The morphology and microstructure of all the samples were characterized by field emission scanning electron microscope (FESEM, Hitachi SU8010, Tokyo, Japan) and transmission electron microscope (TEM, JEOL 2100F, Tokyo, Japan). X-ray diffraction (XRD) reactor with Cu Kα radiation (Rigaku D/Max-2550, Shimadzu, Kyoto, Japan) was used to monitor the phase of all the samples. X-ray photoelectron spectroscopy was also performed to study the valence of samples by using an Al Kα source of 1486.6 eV (Thermo Fisher Scientific, Waltham, MA, USA).

3.3. Electrochemical Measurements

All samples were used as the test electrode directly and the electrochemical measurements were conducted in a three-electrode configuration at room temperature with Pt foil and saturated calomel electrode (SCE) as the contrast and reference electrode, respectively. One (1) M KOH solution was used as the electrolyte. The E(SCE) was turned into E(RHE) based on the following equation: E(RHE) = E(SCE) + 1.0714 V. Electrodes were first scanned by CV test at a scan rate of 100 mV s⁻¹ over 10 cycles to stabilize the current. Linear sweep voltammetry (LSV) tests were tested at a scan rate of 1 mV s⁻¹. Tafel plots were obtained from LSV curves. The stability test was performed at a constant current density of 10 mA cm⁻². The above test results were obtained by iR-compensation. The effective electrochemical active surface area (ECSA) value was equal to half of the slope value, which was obtained according to a function relationship between the measured current and scan rates.
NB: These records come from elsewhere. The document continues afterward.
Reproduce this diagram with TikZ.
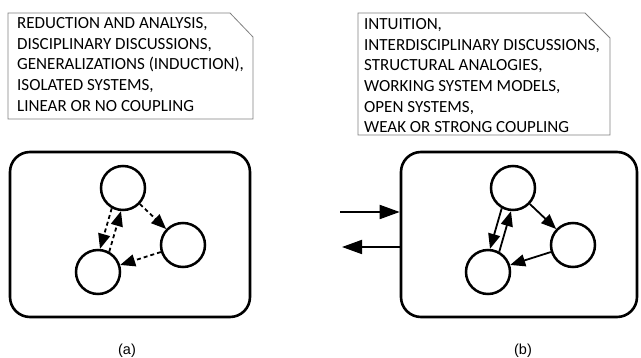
\documentclass[tikz,border=0pt]{standalone}
\usepackage{fontspec}
\setmainfont{Carlito}
\newfontfamily\capfont{Liberation Sans}
\usetikzlibrary{arrows.meta}

\begin{document}
\begin{tikzpicture}[x=1pt, y=-1pt,
	note/.style={draw=gray, line width=0.8pt},
	notetext/.style={anchor=north west, inner sep=0pt, align=left, font=\fontsize{17}{20.6}\selectfont},
	sysbox/.style={draw, line width=2.6pt, rounded corners=20pt, minimum width=240pt, minimum height=165pt},
	unit/.style={draw, circle, line width=2.5pt, minimum size=44pt, inner sep=0pt},
	link/.style={line width=1.8pt, -{Triangle[length=15pt, width=12pt]}},
	weak/.style={link, dash pattern=on 4pt off 3pt},
	port/.style={line width=1.8pt, -{Triangle[length=20pt, width=14pt]}}
	]
		\useasboundingbox (0,0) rectangle (641,358);
		
		%Notes
		\draw[note] (8,13) -- (230,13) -- (253,37) -- (253,119) -- (8,119) -- cycle;
		\draw[note] (358,13) -- (585,13) -- (610,38) -- (610,135) -- (358,135) -- cycle;
		\node[notetext] (notea) at (17,17.5) {REDUCTION AND ANALYSIS,\\DISCIPLINARY DISCUSSIONS,\\GENERALIZATIONS (INDUCTION),\\ISOLATED SYSTEMS,\\LINEAR OR NO COUPLING};
		\node[notetext] (noteb) at (364,18.5) {INTUITION,\\INTERDISCIPLINARY DISCUSSIONS,\\STRUCTURAL ANALOGIES,\\WORKING SYSTEM MODELS,\\OPEN SYSTEMS,\\WEAK OR STRONG COUPLING};
		
		%Systems
		\node[sysbox] (sysa) at (130,234.5) {};
		\node[sysbox, minimum width=236pt] (sysb) at (519,234.5) {};
		
		%Units
		\node[unit] (a1) at (123,188) {};
		\node[unit] (a2) at (183,245) {};
		\node[unit] (a3) at (98,272) {};
		\node[unit] (b1) at (513,188) {};
		\node[unit] (b2) at (573,245) {};
		\node[unit] (b3) at (488,272) {};
		
		%Couplings
		\foreach \s/\kind in {a/weak, b/link}
		{
			\draw[\kind] (\s1.241) -- (\s3.85);
			\draw[\kind] (\s3.61) -- (\s1.265);
			\draw[\kind] (\s1) -- (\s2);
			\draw[\kind] (\s2) -- (\s3);
		}
		
		%Exchange
		\coordinate (inb) at (340,212);
		\coordinate (outb) at (342,247);
		\draw[port] (inb) -- (inb -| sysb.west);
		\draw[port] (outb -| sysb.west) -- (outb);
		
		%Captions
		\node[font=\capfont\fontsize{14.5}{17}\selectfont] (capa) at (127,351) {(a)};
		\node[font=\capfont\fontsize{14.5}{17}\selectfont] (capb) at (523,351) {(b)};
		
	\end{tikzpicture}
\end{document}
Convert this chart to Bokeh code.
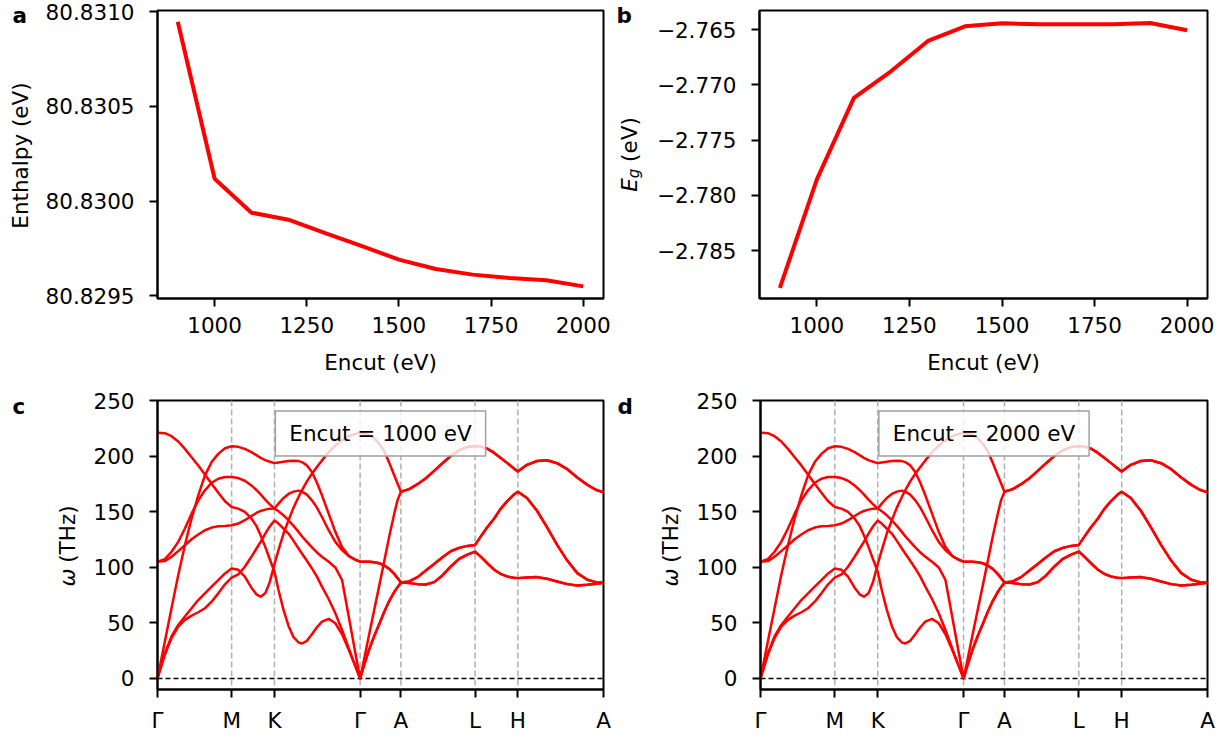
from math import pi
from bokeh.plotting import figure
from bokeh.layouts import column, row
from bokeh.models import Range1d, FixedTicker, Span, Label, PrintfTickFormatter
from bokeh.embed import file_html
from bokeh.resources import INLINE

# ---------------- data: convergence (panels a, b) ----------------
encut = [900, 1000, 1100, 1200, 1300, 1400, 1500, 1600, 1700, 1800, 1900, 2000]
enthalpy = [80.830947, 80.830118, 80.829939, 80.829902, 80.829831, 80.829763,
            80.829691, 80.829642, 80.829612, 80.829594, 80.829582, 80.829550]
gap = [-2.788373, -2.778554, -2.771175, -2.768765, -2.766024, -2.764699,
       -2.764428, -2.764518, -2.764518, -2.764518, -2.764398, -2.765060]
encut_ticks = [1000, 1250, 1500, 1750, 2000]
enthalpy_ticks = [80.8295, 80.8300, 80.8305, 80.8310]
gap_ticks = [-2.785, -2.780, -2.775, -2.770, -2.765]

# ---------------- data: phonon dispersion (panels c, d) ----------------
sym_pos = [0.0, 0.5774, 0.9107, 1.5774, 1.8950, 2.4724, 2.8057, 3.4724]
sym_labels = ["Γ", "M", "K", "Γ", "A", "L", "H", "A"]
freq_ticks = [0, 50, 100, 150, 200, 250]

q_path = [0.0000, 0.0572, 0.1092, 0.1613, 0.2133, 0.2653, 0.3173, 0.3693, 0.4213, 0.4733, 0.5254, 0.5774,
          0.6287, 0.6800, 0.7312, 0.7697, 0.8030, 0.8389, 0.8748, 0.9107,
          0.9420, 0.9810, 1.0201, 1.0592, 1.0982, 1.1242, 1.1633, 1.2024, 1.2414, 1.2805, 1.3326, 1.3846,
          1.4368, 1.4889, 1.5409, 1.5774,
          1.6087, 1.6477, 1.6867, 1.7258, 1.7648, 1.8039, 1.8429, 1.8690, 1.8950,
          1.9597, 2.0245, 2.0892, 2.1539, 2.2186, 2.2834, 2.3481, 2.4129, 2.4724,
          2.5160, 2.5673, 2.6186, 2.6698, 2.7211, 2.7724, 2.8057,
          2.8763, 2.9547, 3.0332, 3.1116, 3.1900, 3.2684, 3.3469, 3.4122, 3.4724]

band_1 = [0.0, 22.7, 37.7, 48.1, 55.6, 63.1, 70.5, 76.5, 82.5, 88.5, 94.4, 98.9,
          97.7, 91.5, 81.6, 75.6, 73.5, 76.5, 87.0, 102.8,
          115.4, 130.3, 142.3, 153.6, 163.2, 169.2, 177.2, 184.1, 190.1, 196.1, 203.5, 209.5,
          214.0, 217.9, 220.0, 221.0,
          220.1, 218.9, 216.0, 211.2, 204.6, 194.1, 182.8, 175.3, 167.9,
          170.3, 174.7, 180.1, 186.7, 193.6, 200.1, 205.2, 208.2, 209.1,
          208.5, 206.7, 203.1, 198.6, 193.9, 189.1, 186.1,
          192.1, 195.6, 196.2, 193.6, 188.2, 180.7, 174.1, 169.7, 167.3]
band_2 = [105.0, 107.3, 113.9, 122.8, 134.8, 148.2, 160.2, 169.2, 176.0, 179.6, 181.1, 181.1,
          180.2, 177.8, 173.6, 169.5, 165.6, 160.8, 156.6, 152.8,
          150.3, 146.7, 142.3, 137.2, 131.8, 127.9, 122.8, 117.8, 113.3, 109.4, 104.9, 99.8,
          88.5, 55.6, 22.7, 0.0,
          17.3, 39.4, 61.2, 83.0, 105.1, 127.5, 147.9, 160.4, 167.9,
          170.3, 174.7, 180.1, 186.7, 193.6, 200.1, 205.2, 208.2, 209.1,
          208.5, 206.7, 203.1, 198.6, 193.9, 189.1, 186.1,
          192.1, 195.6, 196.2, 193.6, 188.2, 180.7, 174.1, 169.7, 167.3]
band_3 = [0.0, 33.2, 63.1, 92.9, 119.8, 143.8, 164.7, 182.6, 194.6, 202.0, 207.1, 208.9,
          208.3, 206.5, 203.5, 200.8, 198.4, 196.4, 194.9, 193.7,
          194.3, 194.9, 195.5, 195.8, 195.5, 194.6, 191.6, 185.6, 176.0, 164.7, 148.2, 131.8,
          118.3, 110.3, 106.7, 105.0,
          105.0, 105.0, 104.5, 103.6, 101.5, 98.5, 94.0, 90.2, 86.2,
          87.2, 91.1, 97.1, 103.0, 109.0, 114.4, 117.4, 119.2, 120.1,
          127.5, 135.9, 143.4, 152.3, 159.2, 165.2, 167.9,
          162.2, 150.8, 135.9, 120.1, 106.0, 94.7, 88.7, 86.6, 86.0]
band_4 = [105.0, 105.5, 109.4, 114.5, 119.8, 125.2, 129.4, 133.3, 135.7, 136.9, 137.2, 137.8,
          139.3, 142.3, 146.1, 148.8, 150.6, 151.8, 152.7, 152.8,
          157.2, 162.3, 165.9, 168.0, 168.9, 168.0, 165.3, 160.2, 153.6, 145.2, 133.3, 122.8,
          115.4, 110.0, 106.7, 105.0,
          105.0, 105.0, 104.5, 103.6, 101.5, 98.5, 94.0, 90.2, 86.2,
          87.2, 91.1, 97.1, 103.0, 109.0, 114.4, 117.4, 119.2, 120.1,
          127.5, 135.9, 143.4, 152.3, 159.2, 165.2, 167.9,
          162.2, 150.8, 135.9, 120.1, 106.0, 94.7, 88.7, 86.6, 86.0]
band_5 = [221.0, 220.6, 217.9, 213.1, 206.5, 199.0, 191.6, 183.5, 175.1, 167.1, 159.3, 154.2,
          152.7, 149.7, 143.8, 137.2, 128.8, 118.3, 107.0, 95.9,
          79.5, 61.6, 47.2, 37.1, 32.3, 31.4, 33.8, 39.7, 46.0, 51.1, 53.5, 49.6,
          39.7, 25.7, 10.8, 0.0,
          11.9, 26.0, 37.9, 48.7, 59.7, 69.6, 77.7, 82.1, 86.2,
          85.7, 84.8, 84.5, 86.6, 92.6, 100.7, 107.5, 111.4, 114.1,
          109.6, 103.6, 98.0, 94.1, 91.7, 90.5, 90.2,
          90.8, 91.1, 89.6, 87.2, 84.8, 83.6, 84.2, 85.1, 86.0]
band_6 = [0.0, 21.2, 36.2, 46.6, 52.6, 56.5, 59.5, 63.1, 69.0, 76.5, 84.6, 90.6,
          93.5, 100.4, 109.4, 116.6, 122.8, 130.3, 136.9, 142.0,
          139.3, 134.8, 130.3, 123.7, 116.9, 112.4, 105.8, 98.9, 91.5, 82.5, 71.4, 58.6,
          43.6, 27.2, 10.8, 0.0,
          11.9, 26.0, 37.9, 48.7, 59.7, 69.6, 77.7, 82.1, 86.2,
          85.7, 84.8, 84.5, 86.6, 92.6, 100.7, 107.5, 111.4, 114.1,
          109.6, 103.6, 98.0, 94.1, 91.7, 90.5, 90.2,
          90.8, 91.1, 89.6, 87.2, 84.8, 83.6, 84.2, 85.1, 86.0]
bands = [band_1, band_2, band_3, band_4, band_5, band_6]
encut_labels = ["Encut = 1000 eV", "Encut = 2000 eV"]

# ---------------- styling ----------------
FONT = "DejaVu Sans"
FS = "21.5px"
RED = "#ff0000"


def make_fig(width, height, xr, yr, mbl, mbr, mbt, mbb):
    p = figure(width=width, height=height, x_range=xr, y_range=yr,
               output_backend="svg", toolbar_location=None, title=None,
               min_border_left=mbl, min_border_right=mbr,
               min_border_top=mbt, min_border_bottom=mbb)
    p.background_fill_color = "white"
    p.border_fill_color = "white"
    p.outline_line_color = "black"
    p.outline_line_width = 2
    p.xgrid.grid_line_color = None
    p.ygrid.grid_line_color = None
    for ax in (p.xaxis, p.yaxis):
        ax.axis_line_color = "black"
        ax.axis_line_width = 2
        ax.major_tick_line_color = "black"
        ax.major_tick_line_width = 2
        ax.major_tick_in = 0
        ax.major_tick_out = 8
        ax.minor_tick_line_color = None
        ax.major_label_text_font = FONT
        ax.major_label_text_font_size = FS
        ax.major_label_text_color = "black"
        ax.axis_label_text_font = FONT
        ax.axis_label_text_font_size = FS
        ax.axis_label_text_font_style = "normal"
        ax.axis_label_text_color = "black"
    p.xaxis.major_label_standoff = 10
    p.yaxis.major_label_standoff = 15
    p.xaxis.axis_label_standoff = 14
    return p


def strip(width, height):
    """Narrow text-only canvas holding a panel letter and a y-axis title."""
    s = figure(width=width, height=height, x_range=Range1d(0, width), y_range=Range1d(0, height),
               output_backend="svg", toolbar_location=None, title=None,
               x_axis_location=None, y_axis_location=None, min_border=0)
    s.frame_align = False
    s.outline_line_color = None
    s.background_fill_color = "white"
    s.border_fill_color = "white"
    s.xgrid.grid_line_color = None
    s.ygrid.grid_line_color = None
    return s


def txt(fig, x, y, text, size=FS, style="normal", angle=0.0, align="left"):
    fig.add_layout(Label(x=x, y=y, x_units="screen", y_units="screen", text=text, angle=angle,
                         text_font=FONT, text_font_size=size, text_font_style=style,
                         text_color="black", text_align=align, text_baseline="alphabetic"))


# ---- row 1 ----
sa = strip(35, 385)
txt(sa, 12, 370, "a", style="bold")
txt(sa, 20, 230, "Enthalpy (eV)", angle=pi / 2, align="center")

pa = make_fig(577, 385, Range1d(845, 2055), Range1d(80.829486, 80.831006), 122, 9, 10, 87)
pa.line(encut, enthalpy, line_color=RED, line_width=4, line_join="round")
pa.xaxis.ticker = FixedTicker(ticks=encut_ticks)
pa.yaxis.ticker = FixedTicker(ticks=enthalpy_ticks)
pa.yaxis.formatter = PrintfTickFormatter(format="%.4f")
pa.xaxis.axis_label = "Encut (eV)"

sb = strip(33, 385)
txt(sb, 4, 370.5, "b", style="bold")
txt(sb, 17, 193.7, "E", style="italic", angle=pi / 2)
txt(sb, 21, 207.3, "g", size="15px", style="italic", angle=pi / 2)
txt(sb, 17, 223.6, "(eV)", angle=pi / 2)

pb = make_fig(575, 385, Range1d(845, 2055), Range1d(-2.789338, -2.763265), 114, 13, 10, 87)
pb.line(encut, gap, line_color=RED, line_width=4, line_join="round")
pb.xaxis.ticker = FixedTicker(ticks=encut_ticks)
pb.yaxis.ticker = FixedTicker(ticks=gap_ticks)
pb.yaxis.major_label_overrides = {t: ("%.3f" % t).replace("-", "\u2212") for t in gap_ticks}
pb.xaxis.axis_label = "Encut (eV)"


# ---- row 2 ----
def phonon(width, mbl, mbr, label):
    p = make_fig(width, 350, Range1d(sym_pos[0], sym_pos[-1]), Range1d(-10, 250), mbl, mbr, 15, 44)
    for s in sym_pos[1:-1]:
        p.add_layout(Span(location=s, dimension="height", line_color="#b0b0b0",
                          line_dash="6 3", line_width=1.5, level="underlay"))
    p.add_layout(Span(location=0, dimension="width", line_color="black",
                      line_dash="5 3", line_width=1.5, level="underlay"))
    p.multi_line([q_path] * len(bands), bands, line_color=RED, line_width=2.5, line_join="round")
    p.xaxis.ticker = FixedTicker(ticks=sym_pos)
    p.xaxis.major_label_overrides = {s: l for s, l in zip(sym_pos, sym_labels)}
    p.yaxis.ticker = FixedTicker(ticks=freq_ticks)
    p.add_layout(Label(x=(sym_pos[0] + sym_pos[-1]) / 2, y=220.4, text=label,
                       text_font=FONT, text_font_size=FS, text_color="black",
                       text_align="center", text_baseline="middle",
                       background_fill_color="white", background_fill_alpha=0.8,
                       border_line_color="#a0a0a0", border_line_width=1.5, padding=(14, 10)))
    return p


sc = strip(80, 350)
txt(sc, 12, 329, "c", style="bold")
txt(sc, 67, 148.9, "ω", style="italic", angle=pi / 2)
txt(sc, 67, 172.7, "(THz)", angle=pi / 2)
pc = phonon(532, 77, 9, encut_labels[0])

sd = strip(78, 350)
txt(sd, 5, 329, "d", style="bold")
txt(sd, 58, 148.9, "ω", style="italic", angle=pi / 2)
txt(sd, 58, 172.7, "(THz)", angle=pi / 2)
pd = phonon(530, 70, 13, encut_labels[1])

layout = column(row(sa, pa, sb, pb), row(sc, pc, sd, pd))
open("out.html", "w").write(file_html(layout, INLINE))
3.4. Computational Methods and Models

Density functional theory (DFT) calculations were performed using the quantum espresso (QE) [43,44] based on the pseudopotential plane wave (PPW) method. The Perdew-Bueke-Ernzerhof (PBE) functional [45] was used to describe exchange-correlation effects of electrons. We have chosen the projected augmented wave (PAW) potentials [46,47] to describe the ionic cores and take valence electrons into account using a plane wave basis set with a kinetic energy cutoff of 500 eV.

4. Conclusions

In summary, we have demonstrated a simple approach using ALD and sulfurization to fabricate a novel TiO₂@FNS branch nanoflake arrays on a large scale, in which the TiO₂ coating provides a key for enhancing the HER performance of integrated electrode. Due to the increased specific surface area and improved structural stability, the obtained TiO₂@FNS branch nanoflake arrays exhibit noticeable HER activity in alkaline medium with a low overpotentials (97 mV at 10 mA cm⁻²), much superior to FNS and other reported electrocatalysts. We believe our work will give valuable insights for developing superior HER catalysts and beyond.